Het college heeft een schriftelijke uiteenzetting gegeven.

[appellant] en [belanghebbende] hebben nadere stukken ingediend.

De Afdeling heeft de zaken gevoegd ter zitting behandeld op 24 september 2020, waar zijn verschenen:

- [appellant A] en [appellant B], bijgestaan door mr. J.T.F. van Berkel, rechtsbijstandverlener bij Achmea,

- [belanghebbende A] en [belanghebbende B], bijgestaan door mr. S. Smit, advocaat te Alkmaar,

- het college, vertegenwoordigd door mr. W. van Houten en mr.
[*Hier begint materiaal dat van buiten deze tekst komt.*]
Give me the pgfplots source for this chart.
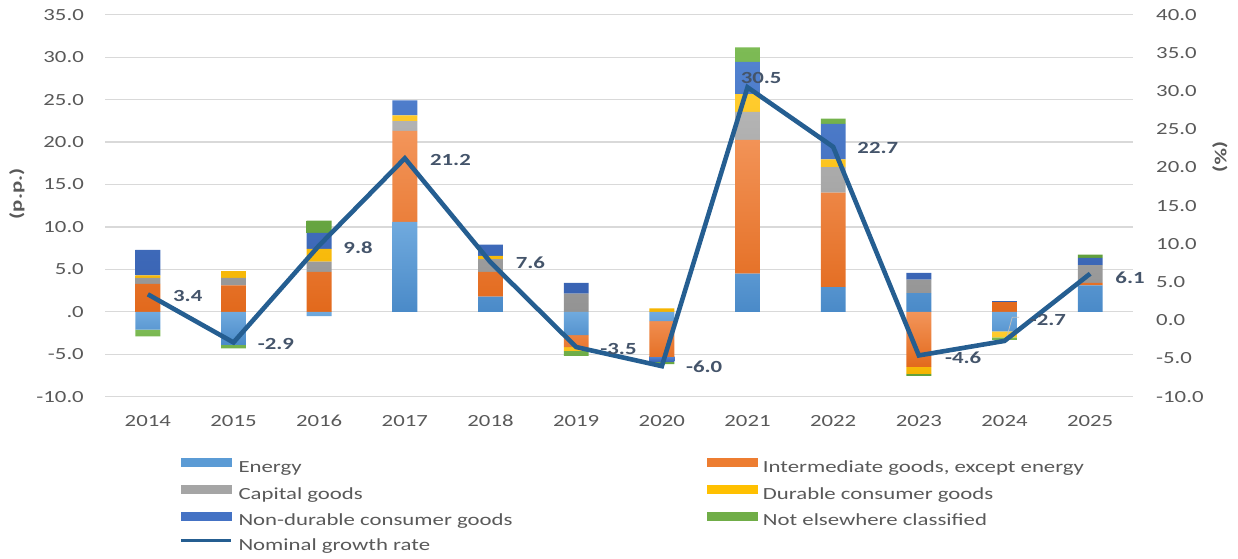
\documentclass[border=0pt]{standalone}
\usepackage{pgfplots}
\pgfplotsset{compat=1.18}
\usepackage{pgfplotstable}
\usepackage{fontspec}
\setmainfont[FakeStretch=1.34]{Carlito}

\definecolor{cTxt}{HTML}{595959}
\definecolor{cLab}{HTML}{44546A}
\definecolor{cGrid}{HTML}{D9D9D9}
\definecolor{cLine}{HTML}{255E91}
\definecolor{cE}{HTML}{5B9BD5}
\definecolor{cEt}{HTML}{70AADE}
\definecolor{cEb}{HTML}{4A8AC8}
\definecolor{cI}{HTML}{ED7D31}
\definecolor{cIt}{HTML}{F3955A}
\definecolor{cIb}{HTML}{E2691C}
\definecolor{cC}{HTML}{A5A5A5}
\definecolor{cCt}{HTML}{B4B4B4}
\definecolor{cCb}{HTML}{939393}
\definecolor{cD}{HTML}{FFC000}
\definecolor{cDt}{HTML}{FFCC2E}
\definecolor{cDb}{HTML}{F5B400}
\definecolor{cN}{HTML}{4472C4}
\definecolor{cNt}{HTML}{5282D0}
\definecolor{cNb}{HTML}{3862B2}
\definecolor{cX}{HTML}{70AD47}
\definecolor{cXt}{HTML}{7DBB55}
\definecolor{cXb}{HTML}{62A03C}

% positive contributions (p.p.)
\pgfplotstableread{
x E I C D N X
0 0 3.3 0.7 0.3 3.0 0
1 0 3.1 0.9 0.8 0 0
2 0 4.7 1.2 1.5 1.9 1.45
3 10.6 10.7 1.15 0.7 1.75 0
4 1.8 2.9 1.5 0.4 1.3 0
5 0 0 2.15 0 1.25 0
6 0 0 0 0.4 0 0
7 4.5 15.75 3.3 2.1 3.8 1.7
8 2.9 11.15 3.0 0.9 4.2 0.6
9 2.2 0 1.6 0 0.8 0
10 0 1.15 0 0 0.1 0
11 3.1 0.3 2.1 0 0.85 0.4
}\pos

% negative contributions (p.p.)
\pgfplotstableread{
x E I C D N X
0 -2.1 0 0 0 0 -0.8
1 -3.9 0 0 0 0 -0.4
2 -0.5 0 0 0 0 0
3 0 0 0 0 0 0
4 0 0 0 0 0 0
5 -2.75 -1.4 0 -0.45 0 -0.6
6 -1.1 -4.2 0 0 -0.6 -0.25
7 0 0 0 0 0 0
8 0 0 0 0 0 0
9 0 -6.5 0 -0.8 0 -0.25
10 -2.3 0 0 -0.7 0 -0.3
11 0 0 0 0 0 0
}\neg

% nominal growth rate (%)
\pgfplotstableread{
x y dx dy
0 3.4 23 -2
1 -2.9 22 -2
2 9.8 22 -2
3 21.2 23 -2
4 7.6 23 -1
5 -3.5 22 -2
6 -6.0 22 -1
7 30.5 -9 9
8 22.7 22 -1
9 -4.6 24 -2
10 -2.7 23 21
11 6.1 23 -4
}\grow

\pgfplotsset{
  base/.style={
    scale only axis, width=1028bp, height=382bp,
    xmin=-0.5, xmax=11.5,
    at={(105bp,162.3bp)}, anchor=south west,
    font=\fontsize{17bp}{20bp}\selectfont,
  },
  bars/.style={ybar stacked, bar width=0.29, ymin=-10, ymax=35},
}

\begin{document}
\begin{tikzpicture}[font=\fontsize{17bp}{20bp}\selectfont]
\path[use as bounding box] (0,0) rectangle (1238bp,559bp);

% positive parts + grid + left axis
\begin{axis}[base, bars,
  ytick={-10,-5,0,5,10,15,20,25,30,35},
  yticklabels={-10.0,-5.0,.0,5.0,10.0,15.0,20.0,25.0,30.0,35.0},
  xtick={0,1,2,3,4,5,6,7,8,9,10,11},
  xticklabels={2014,2015,2016,2017,2018,2019,2020,2021,2022,2023,2024,2025},
  ymajorgrids, grid style={color=cGrid, line width=1.2bp},
  axis line style={draw=none}, major tick length=0pt,
  yticklabel style={anchor=east, xshift=-21bp, inner sep=0pt, text=cTxt},
  xticklabel style={anchor=center, yshift=-24bp, inner sep=0pt, text=cTxt},
  ylabel={(p.p.)},
  every axis y label/.style={at={(axis description cs:-0.0856,0.531)}, rotate=90, anchor=center, font=\fontsize{17bp}{20bp}\selectfont\bfseries, text=cTxt},
]
\addplot[draw=none, top color=cEt, bottom color=cEb] table[x=x,y=E]{\pos};
\addplot[draw=none, top color=cIt, bottom color=cIb] table[x=x,y=I]{\pos};
\addplot[draw=none, top color=cCt, bottom color=cCb] table[x=x,y=C]{\pos};
\addplot[draw=none, top color=cDt, bottom color=cDb] table[x=x,y=D]{\pos};
\addplot[draw=none, top color=cNt, bottom color=cNb] table[x=x,y=N]{\pos};
\addplot[draw=none, top color=cXt, bottom color=cXb] table[x=x,y=X]{\pos};
\end{axis}

% negative parts
\begin{axis}[base, bars, hide axis]
\addplot[draw=none, top color=cEt, bottom color=cEb] table[x=x,y=E]{\neg};
\addplot[draw=none, top color=cIt, bottom color=cIb] table[x=x,y=I]{\neg};
\addplot[draw=none, top color=cCt, bottom color=cCb] table[x=x,y=C]{\neg};
\addplot[draw=none, top color=cDt, bottom color=cDb] table[x=x,y=D]{\neg};
\addplot[draw=none, top color=cNt, bottom color=cNb] table[x=x,y=N]{\neg};
\addplot[draw=none, top color=cXt, bottom color=cXb] table[x=x,y=X]{\neg};
\end{axis}

% growth line, right axis, legend
\begin{axis}[base, ymin=-10, ymax=40, clip=false,
  axis y line*=right, axis x line=none,
  axis line style={draw=none}, major tick length=0pt,
  ytick={-10,-5,0,5,10,15,20,25,30,35,40},
  yticklabels={-10.0,-5.0,0.0,5.0,10.0,15.0,20.0,25.0,30.0,35.0,40.0},
  yticklabel style={anchor=west, xshift=23bp, inner sep=0pt, text=cTxt},
  ylabel={(\%)},
  every axis y label/.style={at={(axis description cs:1.0846,0.6275)}, rotate=-90, anchor=center, font=\fontsize{17bp}{20bp}\selectfont\bfseries, text=cTxt},
  legend columns=2,
  legend cell align=left,
  legend style={at={(axis description cs:0.0720,-0.1613)}, anchor=north west,
    draw=none, fill=none, inner sep=0pt, outer sep=0pt,
    font=\fontsize{17bp}{20bp}\selectfont, text=cTxt,
    nodes={inner sep=0pt, text height=12bp, text depth=4bp},
    row sep=8.5bp,
    /tikz/every odd column/.style={column sep=6bp},
    /tikz/every even column/.style={column sep=0bp}},
]
\addlegendimage{legend image code/.code={\fill[cE] (0bp,2bp) rectangle (50bp,10bp);}}
\addlegendentry{\makebox[468bp][l]{Energy}}
\addlegendimage{legend image code/.code={\fill[cI] (0bp,2bp) rectangle (50bp,10bp);}}
\addlegendentry{Intermediate goods, except energy}
\addlegendimage{legend image code/.code={\fill[cC] (0bp,2bp) rectangle (50bp,10bp);}}
\addlegendentry{\makebox[468bp][l]{Capital goods}}
\addlegendimage{legend image code/.code={\fill[cD] (0bp,2bp) rectangle (50bp,10bp);}}
\addlegendentry{Durable consumer goods}
\addlegendimage{legend image code/.code={\fill[cN] (0bp,2bp) rectangle (50bp,10bp);}}
\addlegendentry{\makebox[468bp][l]{Non-durable consumer goods}}
\addlegendimage{legend image code/.code={\fill[cX] (0bp,2bp) rectangle (50bp,10bp);}}
\addlegendentry{Not elsewhere classified}
\addlegendimage{legend image code/.code={\draw[cLine, line width=3.5bp] (0bp,6bp) -- (50bp,6bp);}}
\addlegendentry{\makebox[468bp][l]{Nominal growth rate}}

\draw[color=black!25, line width=0.8bp] (axis cs:10.17,0.39) -- (axis cs:10.09,0.39) -- (axis cs:10.02,-2.5);

\addplot[forget plot, color=cLine, line width=4.6bp, mark=none, line join=miter,
  visualization depends on={\thisrow{dx}\as\dx},
  visualization depends on={\thisrow{dy}\as\dy},
  point meta=y,
  nodes near coords={\pgfmathprintnumber[fixed,fixed zerofill,precision=1,assume math mode=true]{\pgfplotspointmeta}},
  nodes near coords style={anchor=west, xshift=\dx bp, yshift=\dy bp, inner sep=0pt,
    font=\fontsize{17bp}{20bp}\selectfont\bfseries, text=cLab},
] table[x=x,y=y]{\grow};
\end{axis}
\end{tikzpicture}
\end{document}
M. Bak.

Overwegingen

Inleiding

1.    De omgevingsvergunning is verleend aan [belanghebbende] voor het in afwijking van het bestemmingsplan bouwen van een paardrijdbak op het perceel [locatie 1] in Wijdenes. De vergunde paardrijdbak is bedoeld ter vervanging van een in of omstreeks 2001 zonder vergunning gerealiseerde paardrijdbak op het perceel.

2.    [appellant] woont op het aangrenzende perceel [locatie 2]. Zij ervaart overlast van de wijze waarop paarden worden gehouden op het perceel [locatie 1] en verzet zich daarom ook tegen deze nieuwe paardrijdbak op het perceel.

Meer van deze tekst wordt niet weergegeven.